## Start MATERIAL PROVIDED
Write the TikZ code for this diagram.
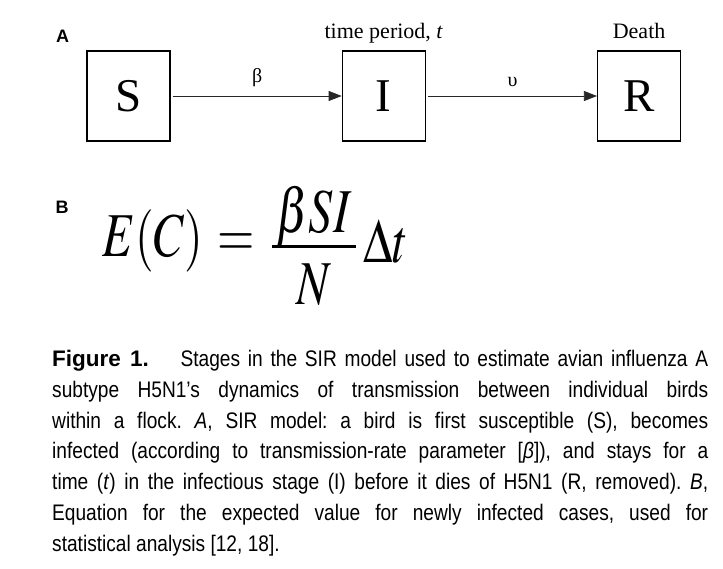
\documentclass[tikz,border=0pt]{standalone}
\usepackage{mathptmx}
\usepackage[no-math]{fontspec}
\setmainfont{Liberation Serif}
\setsansfont{Liberation Sans}
\newfontfamily\capfont[FakeStretch=0.85]{Liberation Sans}
\newfontfamily\capbold{Liberation Sans}
\usepackage{tikz}
\usetikzlibrary{arrows.meta,positioning}

\begin{document}
\begin{tikzpicture}[
    x=1pt, y=-1pt,
    node distance=171pt,
    stage/.style={rectangle, draw, line width=1.3pt, minimum width=83pt, minimum height=90pt, inner sep=0pt, font=\fontsize{47}{50}\selectfont},
    flow/.style={-{Triangle[length=13pt,width=10pt]}, line width=0.7pt, draw=black!85},
    rate/.style={font=\fontsize{20}{24}\selectfont, inner sep=0pt},
    tag/.style={font=\sffamily\bfseries\fontsize{18}{20}\selectfont, inner sep=0pt}
]
    \useasboundingbox (0,0) rectangle (723,568);

    % Panel A: SIR stages
    \node[tag] (taga) at (62.5,36.5) {A};
    \node[stage] (s) at (128.5,96) {S};
    \node[stage, right=of s] (i) {I};
    \node[stage, right=of i] (r) {R};

    \draw[flow] ([xshift=2pt]s.east) -- node[rate, above=9pt] (beta) {β} (i.west);
    \draw[flow] ([xshift=2pt]i.east) -- node[rate, above=9pt] (ups) {υ} (r.west);

    \node[anchor=base, font=\fontsize{22}{26}\selectfont, inner sep=0pt] (tp) at ([yshift=12pt]i.north) {time period, \textit{t}};
    \node[anchor=base, font=\fontsize{22}{26}\selectfont, inner sep=0pt] (death) at ([yshift=12pt]r.north) {Death};

    % Panel B: expected new cases
    \node[tag] (tagb) at (62,207) {B};
    \node[anchor=base west, inner sep=0pt, yscale=1.3, transform shape, font=\fontsize{48}{56}\selectfont] (eq) at (102,262)
        {$\displaystyle \raisebox{4pt}{$E(C)$\hspace{15pt}$=$}\hspace{16pt}\frac{\hspace{4pt}\raisebox{-10pt}[\height][0pt]{$\beta SI$}\hspace{4pt}}{N}\hspace{7pt}\Delta t$};

    % Caption
    \node[anchor=north west, inner sep=0pt, text width=656pt, align=justify,
          font=\capfont\fontsize{22.5}{30.8}\selectfont] (cap) at (52,350)
        {\frenchspacing\hyphenpenalty=10000\exhyphenpenalty=10000
         {\capbold\bfseries Figure 1.}\hspace{24pt} Stages in the SIR model used to estimate avian influenza A\linebreak
         subtype H5N1’s dynamics of transmission between individual birds\linebreak
         within a flock. \textit{A}, SIR model: a bird is first susceptible (S), becomes\linebreak
         infected (according to transmission-rate parameter [\textit{β}]), and stays for a\linebreak
         time (\textit{t}) in the infectious stage (I) before it dies of H5N1 (R, removed). \textit{B},\linebreak
         Equation for the expected value for newly infected cases, used for\linebreak
         statistical analysis [12, 18].};
\end{tikzpicture}
\end{document}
## End MATERIAL PROVIDED
-- GIVEN PROBLEM --
Exactly reproduce the run of lines from the start of the listing through the line with "inner sep=0pt] (death)", inclusive; pictures are not copied.

-- RESULT OF THE TASK --
Write the TikZ code for this diagram.
\documentclass[tikz,border=0pt]{standalone}
\usepackage{mathptmx}
\usepackage[no-math]{fontspec}
\setmainfont{Liberation Serif}
\setsansfont{Liberation Sans}
\newfontfamily\capfont[FakeStretch=0.85]{Liberation Sans}
\newfontfamily\capbold{Liberation Sans}
\usepackage{tikz}
\usetikzlibrary{arrows.meta,positioning}

\begin{document}
\begin{tikzpicture}[
    x=1pt, y=-1pt,
    node distance=171pt,
    stage/.style={rectangle, draw, line width=1.3pt, minimum width=83pt, minimum height=90pt, inner sep=0pt, font=\fontsize{47}{50}\selectfont},
    flow/.style={-{Triangle[length=13pt,width=10pt]}, line width=0.7pt, draw=black!85},
    rate/.style={font=\fontsize{20}{24}\selectfont, inner sep=0pt},
    tag/.style={font=\sffamily\bfseries\fontsize{18}{20}\selectfont, inner sep=0pt}
]
    \useasboundingbox (0,0) rectangle (723,568);

    % Panel A: SIR stages
    \node[tag] (taga) at (62.5,36.5) {A};
    \node[stage] (s) at (128.5,96) {S};
    \node[stage, right=of s] (i) {I};
    \node[stage, right=of i] (r) {R};

    \draw[flow] ([xshift=2pt]s.east) -- node[rate, above=9pt] (beta) {β} (i.west);
    \draw[flow] ([xshift=2pt]i.east) -- node[rate, above=9pt] (ups) {υ} (r.west);

    \node[anchor=base, font=\fontsize{22}{26}\selectfont, inner sep=0pt] (tp) at ([yshift=12pt]i.north) {time period, \textit{t}};
    \node[anchor=base, font=\fontsize{22}{26}\selectfont, inner sep=0pt] (death) at ([yshift=12pt]r.north) {Death};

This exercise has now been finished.